Users are not stupid. The 42 per cent of US citizens who Pew Research
tells us have no interest in logging on and "blowing their minds" are
simply making a sensible choice.
Free to do what?
Lessig seems to have completed half the journey from promising
Republican lawyer to mature political economist - but the last part of
the journey will be the hardest. It involves unwiring some stubborn
philosophical assumptions.
"'Won't unlicensed spectrum guarantee our freedom?'" asks Lessig's
interlocutor, appropriately enough, one 'Dr.Pangloss'.
Well, we suppose he means that's "freedom" in the sense of push-button
buzzword, where "freedom" is an end in itself.

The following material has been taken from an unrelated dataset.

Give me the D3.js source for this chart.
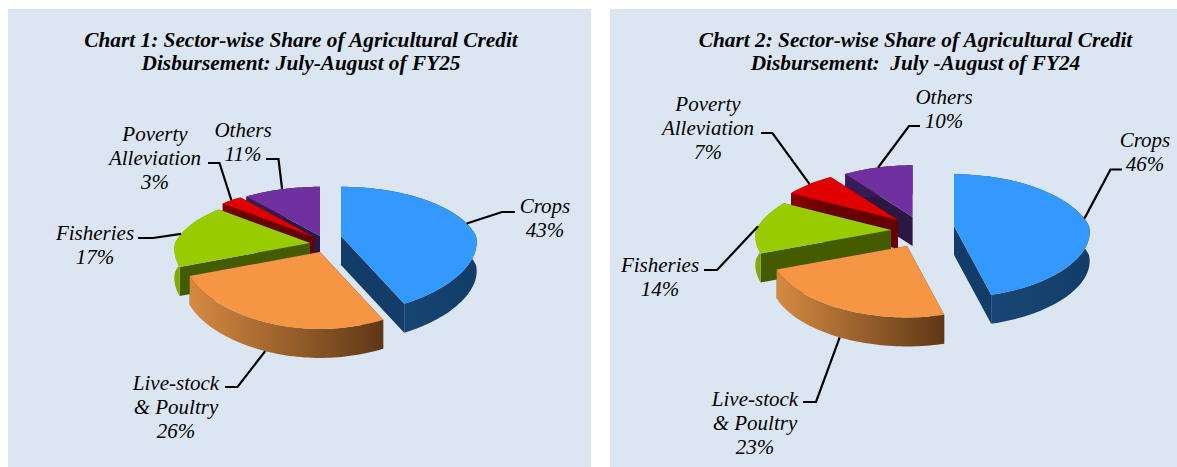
<!DOCTYPE html>
<html>
<head>
<meta charset="utf-8">
<script src="https://d3js.org/d3.v7.min.js"></script>
<style>
  body { margin: 0; background: #fff; }
  svg { display: block; }
  text { font-family: "Liberation Serif", serif; font-style: italic; fill: #000; }
  .title { font-weight: bold; font-size: 21.3px; }
  .lab { font-size: 21px; }
</style>
</head>
<body>
<svg id="chart" width="1177" height="467"></svg>
<script>
const categories = ['Crops', 'Live-stock & Poultry', 'Fisheries', 'Poverty Alleviation', 'Others']
const labelLines = [['Crops'], ['Live-stock', '& Poultry'], ['Fisheries'], ['Poverty', 'Alleviation'], ['Others']]
const sharesFY25 = [43, 26, 17, 3, 11]
const sharesFY24 = [46, 23, 14, 7, 10]
const titleFY25 = ['Chart 1: Sector-wise Share of Agricultural Credit', 'Disbursement: July-August of FY25']
const titleFY24 = ['Chart 2: Sector-wise Share of Agricultural Credit', 'Disbursement:  July -August of FY24']

const topColors = ['#3399ff', '#f69543', '#99cc00', '#e00000', '#7030a0']
const edgeColors = ['#133d68', '#633a18', '#435c00', '#660000', '#2c1642']
const rimColors = [['#1a4a7a', '#133d68'], ['#d58a42', '#5f3716'], ['#84ad00', '#5f8000'], ['#8a0000', '#660000'], ['#3a1c58', '#2c1642']]

const charts = [
    {
        id: 'a', values: sharesFY25, title: titleFY25, panel: [8, 9, 583, 458], titleX: 301,
        rx: 135, ry: 60, k: 0.22, kx: 0.1, kb: 0.22, depth: 29,
        centers: [[341, 236], [320, 252], [310, 243], [314, 237], [320, 236]],
        labels: [[545, 213], [176, 389.5], [95, 240], [155, 140.5], [243, 136.5]],
        elbows: [[[502, 212], [515, 212]], [[237.5, 387], [225, 387]], [[153, 238], [138, 238]], [[219.5, 163], [208, 163]], [[278.5, 159], [266, 159]]]
    },
    {
        id: 'b', values: sharesFY24, title: titleFY24, panel: [610, 9, 567, 458], titleX: 915.5,
        rx: 135, ry: 60, k: 0.16, kx: 0.1, kb: 0.22, depth: 29,
        centers: [[954, 226], [907, 246], [891, 230], [898, 220], [912.6, 217]],
        labels: [[1145, 146.5], [755, 405.5], [660, 271.5], [708, 110.5], [944, 103.5]],
        elbows: [[[1110.5, 169.5], [1122, 169.5]], [[816, 402], [803, 402]], [[717, 270], [704, 270]], [[772.4, 133], [761, 133]], [[909, 126], [920, 126]]]
    }
]

const svg = d3.select('#chart')
const defs = svg.append('defs')
const pie = d3.pie().sort(null)
const outline = d3.line().curve(d3.curveLinear)

// tilted disc: front of the pie comes out larger than the back
function project(c, center, angle, r) {
    const x = Math.sin(angle) * r
    const y = -Math.cos(angle) * r
    const wx = y < 0 ? 1 - c.kb * y : 1 - c.kx * y
    return [center[0] + c.rx * x / wx, center[1] + c.ry * y / (1 - c.k * y)]
}

function shifted(p, c) { return [p[0], p[1] + c.depth] }

charts.forEach(function (c) {
    const g = svg.append('g')
    g.append('rect').attr('x', c.panel[0]).attr('y', c.panel[1]).attr('width', c.panel[2]).attr('height', c.panel[3]).attr('fill', '#dce6f2')

    c.title.forEach(function (t, i) {
        g.append('text').attr('class', 'title').attr('x', c.titleX).attr('y', 46.5 + i * 23.7).attr('text-anchor', 'middle').attr('xml:space', 'preserve').text(t)
    })

    const arcs = pie(c.values)

    // back slices first so the front ones paint over them
    d3.range(arcs.length - 1, -1, -1).forEach(function (i) {
        const a = arcs[i]
        const center = c.centers[i]
        const steps = Math.max(4, Math.ceil((a.endAngle - a.startAngle) * 40))
        const rim = d3.range(steps + 1).map(function (s) {
            return project(c, center, a.startAngle + (a.endAngle - a.startAngle) * s / steps, 1)
        })
        const xs = d3.extent(rim, function (p) { return p[0] })
        const gradId = 'rim-' + c.id + i
        const grad = defs.append('linearGradient').attr('id', gradId).attr('gradientUnits', 'userSpaceOnUse')
            .attr('x1', xs[0]).attr('x2', xs[1]).attr('y1', 0).attr('y2', 0)
        grad.append('stop').attr('offset', 0).attr('stop-color', rimColors[i][0])
        grad.append('stop').attr('offset', 1).attr('stop-color', rimColors[i][1])

        const slice = g.append('g')
        // radial side walls
        ;[rim[0], rim[rim.length - 1]].forEach(function (p) {
            slice.append('path')
                .attr('d', outline([center, p, shifted(p, c), shifted(center, c)]) + 'Z')
                .attr('fill', edgeColors[i])
        })
        // outer wall
        slice.append('path')
            .attr('d', outline(rim.concat(rim.map(function (p) { return shifted(p, c) }).reverse())) + 'Z')
            .attr('fill', 'url(#' + gradId + ')')
        // top face
        slice.append('path')
            .attr('d', outline([center].concat(rim)) + 'Z')
            .attr('fill', topColors[i])
    })

    arcs.forEach(function (a, i) {
        const mid = (a.startAngle + a.endAngle) / 2
        let start = project(c, c.centers[i], mid, 1)
        if (i === 1) { start = shifted(start, c) }
        g.append('path')
            .attr('d', outline([start].concat(c.elbows[i])))
            .attr('fill', 'none').attr('stroke', '#000').attr('stroke-width', 2.2)

        const lines = labelLines[i].concat([c.values[i] + '%'])
        lines.forEach(function (t, j) {
            g.append('text').attr('class', 'lab').attr('x', c.labels[i][0]).attr('y', c.labels[i][1] + j * 24.3)
                .attr('text-anchor', 'middle').text(t)
        })
    })
})
</script>
</body>
</html>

There's a slight problem with this. Freedom isn't an absolute: it's
whatever we decide it to be. Deny absolute freedom to a small number of
people to set employment conditions, and you can give the vast majority
of people a three day weekend. Result: happiness. (Maybe) And 'freedom'
as a justification for deregulation - which gave us the Internet -
hardly inspires confidence for the future wireless in the United States.
An exercise for the reader: trace how the same buzzwords that propelled
the last irrational bubble - "freedom", "choice" - are the same
buzzwords behind the wireless bubble. But such concepts are complex,
possibly eternal social mediations and involve more than pushing a few
buttons. But hey, no one said it would be easy.
The most popular technology in the world - thanks to its low cost and
high communications value - is the cellphone. This is derided by the
'freedom' lobby because it's regulated spectrum (boo!), and not an
'open' network (hiss!), and yet it delivers a tremendous social utility.
The latest generation of phones impresses me not because they can run
irc or ssh, which they do splendidly, but because I can send a photo to
relatives with three clicks on a device costing less than $100. A small
parcel of happiness, there.
Now contrast that with the tragedy of the commons we described above.
Back to Lessig, answering 'Pangloss'. Only a small chunk of spectrum
will be "freed", notes Lessig, but, "to the same companies, no doubt".
So long as the United States' techno-utopians seem to be obsessed with
infrastructure plumbing as the British are obsessed with toilets, with
means rather than ends, Lessig faces an uphill battle. Guiding US policy
to create an infrastructure that provides utility to the people, rather
than a handful of ideologues, is going to be Lessig's greatest challenge.